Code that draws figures
-- start --

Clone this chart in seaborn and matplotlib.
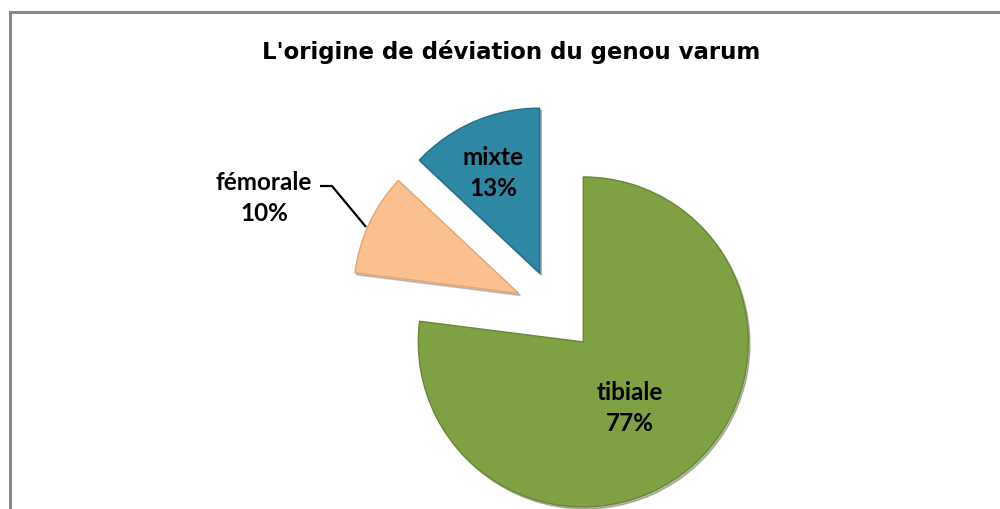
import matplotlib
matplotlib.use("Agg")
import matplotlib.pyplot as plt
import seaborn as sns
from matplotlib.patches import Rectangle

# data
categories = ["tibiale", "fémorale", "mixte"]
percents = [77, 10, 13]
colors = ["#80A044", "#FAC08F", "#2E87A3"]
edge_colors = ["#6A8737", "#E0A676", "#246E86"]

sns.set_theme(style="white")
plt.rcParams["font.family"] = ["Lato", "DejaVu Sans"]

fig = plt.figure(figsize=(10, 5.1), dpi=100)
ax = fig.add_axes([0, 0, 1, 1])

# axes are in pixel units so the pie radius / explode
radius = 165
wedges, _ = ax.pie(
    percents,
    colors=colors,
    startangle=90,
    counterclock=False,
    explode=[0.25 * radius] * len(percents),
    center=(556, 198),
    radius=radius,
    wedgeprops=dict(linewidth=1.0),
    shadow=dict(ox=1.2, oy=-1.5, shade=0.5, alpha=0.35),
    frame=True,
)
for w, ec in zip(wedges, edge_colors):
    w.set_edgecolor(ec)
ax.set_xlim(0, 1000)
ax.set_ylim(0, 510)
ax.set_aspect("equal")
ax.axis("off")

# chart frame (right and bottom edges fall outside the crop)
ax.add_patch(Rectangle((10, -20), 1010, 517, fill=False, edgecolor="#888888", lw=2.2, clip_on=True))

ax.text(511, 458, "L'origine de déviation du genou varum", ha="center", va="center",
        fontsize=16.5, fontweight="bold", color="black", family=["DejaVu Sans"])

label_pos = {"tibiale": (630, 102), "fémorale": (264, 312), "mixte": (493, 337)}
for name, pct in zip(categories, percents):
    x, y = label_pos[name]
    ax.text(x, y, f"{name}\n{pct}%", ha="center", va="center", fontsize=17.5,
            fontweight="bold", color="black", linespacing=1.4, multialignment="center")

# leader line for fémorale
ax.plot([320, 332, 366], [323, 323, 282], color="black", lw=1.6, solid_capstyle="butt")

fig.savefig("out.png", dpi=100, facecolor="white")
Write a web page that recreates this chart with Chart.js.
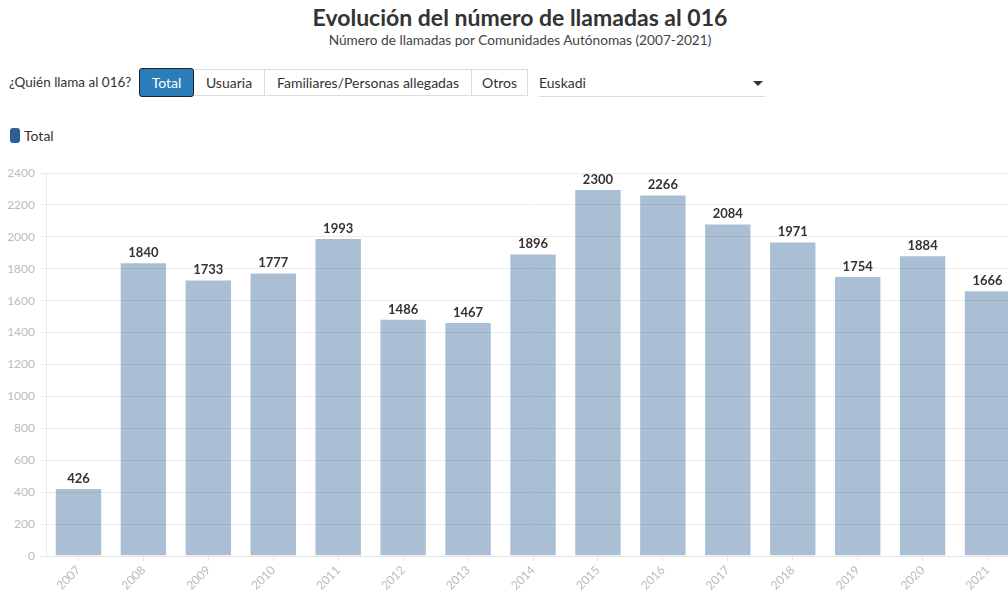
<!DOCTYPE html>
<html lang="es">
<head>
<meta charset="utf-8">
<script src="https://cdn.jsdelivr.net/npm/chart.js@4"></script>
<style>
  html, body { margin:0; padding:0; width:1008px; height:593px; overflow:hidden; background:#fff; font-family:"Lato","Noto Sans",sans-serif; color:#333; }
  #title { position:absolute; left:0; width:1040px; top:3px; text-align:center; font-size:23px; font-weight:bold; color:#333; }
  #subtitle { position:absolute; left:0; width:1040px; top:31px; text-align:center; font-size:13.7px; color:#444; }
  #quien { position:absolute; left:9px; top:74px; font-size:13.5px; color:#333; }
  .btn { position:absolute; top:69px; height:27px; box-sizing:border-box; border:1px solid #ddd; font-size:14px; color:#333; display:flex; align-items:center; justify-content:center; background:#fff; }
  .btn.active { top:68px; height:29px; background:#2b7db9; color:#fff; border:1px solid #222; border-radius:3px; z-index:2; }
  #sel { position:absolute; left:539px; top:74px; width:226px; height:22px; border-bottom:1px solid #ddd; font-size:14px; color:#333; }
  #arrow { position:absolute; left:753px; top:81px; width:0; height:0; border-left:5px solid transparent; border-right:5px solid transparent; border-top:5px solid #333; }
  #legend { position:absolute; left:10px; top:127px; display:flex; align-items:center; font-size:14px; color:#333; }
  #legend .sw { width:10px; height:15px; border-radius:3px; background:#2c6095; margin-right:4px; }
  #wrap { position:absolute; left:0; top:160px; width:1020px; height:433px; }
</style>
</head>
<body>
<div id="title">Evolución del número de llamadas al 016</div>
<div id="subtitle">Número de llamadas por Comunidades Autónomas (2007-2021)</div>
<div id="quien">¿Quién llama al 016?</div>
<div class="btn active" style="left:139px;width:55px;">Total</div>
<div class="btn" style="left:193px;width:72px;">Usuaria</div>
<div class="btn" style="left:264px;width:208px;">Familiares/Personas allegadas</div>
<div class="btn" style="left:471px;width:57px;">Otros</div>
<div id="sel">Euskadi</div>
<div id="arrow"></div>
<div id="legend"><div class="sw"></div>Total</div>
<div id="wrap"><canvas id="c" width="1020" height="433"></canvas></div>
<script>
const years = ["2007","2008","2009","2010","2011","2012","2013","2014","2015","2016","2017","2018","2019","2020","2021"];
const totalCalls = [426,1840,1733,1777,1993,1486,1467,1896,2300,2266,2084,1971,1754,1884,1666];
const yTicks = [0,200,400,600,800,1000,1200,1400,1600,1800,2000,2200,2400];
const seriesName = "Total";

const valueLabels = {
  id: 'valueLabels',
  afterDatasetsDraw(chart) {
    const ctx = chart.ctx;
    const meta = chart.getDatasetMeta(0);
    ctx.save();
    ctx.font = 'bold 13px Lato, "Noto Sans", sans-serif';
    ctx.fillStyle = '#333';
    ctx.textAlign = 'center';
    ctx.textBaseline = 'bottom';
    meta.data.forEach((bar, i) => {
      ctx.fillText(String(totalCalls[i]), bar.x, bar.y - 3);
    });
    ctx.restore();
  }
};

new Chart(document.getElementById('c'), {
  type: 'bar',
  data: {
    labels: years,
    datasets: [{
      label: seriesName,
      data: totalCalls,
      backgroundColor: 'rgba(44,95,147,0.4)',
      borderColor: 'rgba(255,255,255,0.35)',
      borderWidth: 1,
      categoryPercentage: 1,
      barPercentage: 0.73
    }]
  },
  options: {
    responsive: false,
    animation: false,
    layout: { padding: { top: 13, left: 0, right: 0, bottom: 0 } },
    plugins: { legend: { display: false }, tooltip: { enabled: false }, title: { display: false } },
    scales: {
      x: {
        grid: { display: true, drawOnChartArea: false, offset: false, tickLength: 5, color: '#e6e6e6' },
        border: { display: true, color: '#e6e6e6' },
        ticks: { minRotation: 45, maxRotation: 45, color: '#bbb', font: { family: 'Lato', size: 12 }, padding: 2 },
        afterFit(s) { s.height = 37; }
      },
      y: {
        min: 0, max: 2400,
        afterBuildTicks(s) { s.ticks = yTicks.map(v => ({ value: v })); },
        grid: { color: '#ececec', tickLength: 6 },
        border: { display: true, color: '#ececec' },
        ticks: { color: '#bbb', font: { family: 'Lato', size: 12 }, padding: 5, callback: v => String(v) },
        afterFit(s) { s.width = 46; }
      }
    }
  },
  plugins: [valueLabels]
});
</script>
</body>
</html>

-- end --

TASK DESCRIPTION – Copy all the lines of data exactly as they appear, dropping any images.

COMPLETED EXERCISE –
Clone this chart in seaborn and matplotlib.
import matplotlib
matplotlib.use("Agg")
import matplotlib.pyplot as plt
import seaborn as sns
from matplotlib.patches import Rectangle

# data
categories = ["tibiale", "fémorale", "mixte"]
percents = [77, 10, 13]
colors = ["#80A044", "#FAC08F", "#2E87A3"]
edge_colors = ["#6A8737", "#E0A676", "#246E86"]

sns.set_theme(style="white")
plt.rcParams["font.family"] = ["Lato", "DejaVu Sans"]

fig = plt.figure(figsize=(10, 5.1), dpi=100)
ax = fig.add_axes([0, 0, 1, 1])

# axes are in pixel units so the pie radius / explode
radius = 165
wedges, _ = ax.pie(
    percents,
    colors=colors,
    startangle=90,
    counterclock=False,
    explode=[0.25 * radius] * len(percents),
    center=(556, 198),
    radius=radius,
    wedgeprops=dict(linewidth=1.0),
    shadow=dict(ox=1.2, oy=-1.5, shade=0.5, alpha=0.35),
    frame=True,
)
for w, ec in zip(wedges, edge_colors):
    w.set_edgecolor(ec)
ax.set_xlim(0, 1000)
ax.set_ylim(0, 510)
ax.set_aspect("equal")
ax.axis("off")

# chart frame (right and bottom edges fall outside the crop)
ax.add_patch(Rectangle((10, -20), 1010, 517, fill=False, edgecolor="#888888", lw=2.2, clip_on=True))

ax.text(511, 458, "L'origine de déviation du genou varum", ha="center", va="center",
        fontsize=16.5, fontweight="bold", color="black", family=["DejaVu Sans"])

label_pos = {"tibiale": (630, 102), "fémorale": (264, 312), "mixte": (493, 337)}
for name, pct in zip(categories, percents):
    x, y = label_pos[name]
    ax.text(x, y, f"{name}\n{pct}%", ha="center", va="center", fontsize=17.5,
            fontweight="bold", color="black", linespacing=1.4, multialignment="center")

# leader line for fémorale
ax.plot([320, 332, 366], [323, 323, 282], color="black", lw=1.6, solid_capstyle="butt")

fig.savefig("out.png", dpi=100, facecolor="white")
Write a web page that recreates this chart with Chart.js.
<!DOCTYPE html>
<html lang="es">
<head>
<meta charset="utf-8">
<script src="https://cdn.jsdelivr.net/npm/chart.js@4"></script>
<style>
  html, body { margin:0; padding:0; width:1008px; height:593px; overflow:hidden; background:#fff; font-family:"Lato","Noto Sans",sans-serif; color:#333; }
  #title { position:absolute; left:0; width:1040px; top:3px; text-align:center; font-size:23px; font-weight:bold; color:#333; }
  #subtitle { position:absolute; left:0; width:1040px; top:31px; text-align:center; font-size:13.7px; color:#444; }
  #quien { position:absolute; left:9px; top:74px; font-size:13.5px; color:#333; }
  .btn { position:absolute; top:69px; height:27px; box-sizing:border-box; border:1px solid #ddd; font-size:14px; color:#333; display:flex; align-items:center; justify-content:center; background:#fff; }
  .btn.active { top:68px; height:29px; background:#2b7db9; color:#fff; border:1px solid #222; border-radius:3px; z-index:2; }
  #sel { position:absolute; left:539px; top:74px; width:226px; height:22px; border-bottom:1px solid #ddd; font-size:14px; color:#333; }
  #arrow { position:absolute; left:753px; top:81px; width:0; height:0; border-left:5px solid transparent; border-right:5px solid transparent; border-top:5px solid #333; }
  #legend { position:absolute; left:10px; top:127px; display:flex; align-items:center; font-size:14px; color:#333; }
  #legend .sw { width:10px; height:15px; border-radius:3px; background:#2c6095; margin-right:4px; }
  #wrap { position:absolute; left:0; top:160px; width:1020px; height:433px; }
</style>
</head>
<body>
<div id="title">Evolución del número de llamadas al 016</div>
<div id="subtitle">Número de llamadas por Comunidades Autónomas (2007-2021)</div>
<div id="quien">¿Quién llama al 016?</div>
<div class="btn active" style="left:139px;width:55px;">Total</div>
<div class="btn" style="left:193px;width:72px;">Usuaria</div>
<div class="btn" style="left:264px;width:208px;">Familiares/Personas allegadas</div>
<div class="btn" style="left:471px;width:57px;">Otros</div>
<div id="sel">Euskadi</div>
<div id="arrow"></div>
<div id="legend"><div class="sw"></div>Total</div>
<div id="wrap"><canvas id="c" width="1020" height="433"></canvas></div>
<script>
const years = ["2007","2008","2009","2010","2011","2012","2013","2014","2015","2016","2017","2018","2019","2020","2021"];
const totalCalls = [426,1840,1733,1777,1993,1486,1467,1896,2300,2266,2084,1971,1754,1884,1666];
const yTicks = [0,200,400,600,800,1000,1200,1400,1600,1800,2000,2200,2400];
const seriesName = "Total";

const valueLabels = {
  id: 'valueLabels',
  afterDatasetsDraw(chart) {
    const ctx = chart.ctx;
    const meta = chart.getDatasetMeta(0);
    ctx.save();
    ctx.font = 'bold 13px Lato, "Noto Sans", sans-serif';
    ctx.fillStyle = '#333';
    ctx.textAlign = 'center';
    ctx.textBaseline = 'bottom';
    meta.data.forEach((bar, i) => {
      ctx.fillText(String(totalCalls[i]), bar.x, bar.y - 3);
    });
    ctx.restore();
  }
};

new Chart(document.getElementById('c'), {
  type: 'bar',
  data: {
    labels: years,
    datasets: [{
      label: seriesName,
      data: totalCalls,
      backgroundColor: 'rgba(44,95,147,0.4)',
      borderColor: 'rgba(255,255,255,0.35)',
      borderWidth: 1,
      categoryPercentage: 1,
      barPercentage: 0.73
    }]
  },
  options: {
    responsive: false,
    animation: false,
    layout: { padding: { top: 13, left: 0, right: 0, bottom: 0 } },
    plugins: { legend: { display: false }, tooltip: { enabled: false }, title: { display: false } },
    scales: {
      x: {
        grid: { display: true, drawOnChartArea: false, offset: false, tickLength: 5, color: '#e6e6e6' },
        border: { display: true, color: '#e6e6e6' },
        ticks: { minRotation: 45, maxRotation: 45, color: '#bbb', font: { family: 'Lato', size: 12 }, padding: 2 },
        afterFit(s) { s.height = 37; }
      },
      y: {
        min: 0, max: 2400,
        afterBuildTicks(s) { s.ticks = yTicks.map(v => ({ value: v })); },
        grid: { color: '#ececec', tickLength: 6 },
        border: { display: true, color: '#ececec' },
        ticks: { color: '#bbb', font: { family: 'Lato', size: 12 }, padding: 5, callback: v => String(v) },
        afterFit(s) { s.width = 46; }
      }
    }
  },
  plugins: [valueLabels]
});
</script>
</body>
</html>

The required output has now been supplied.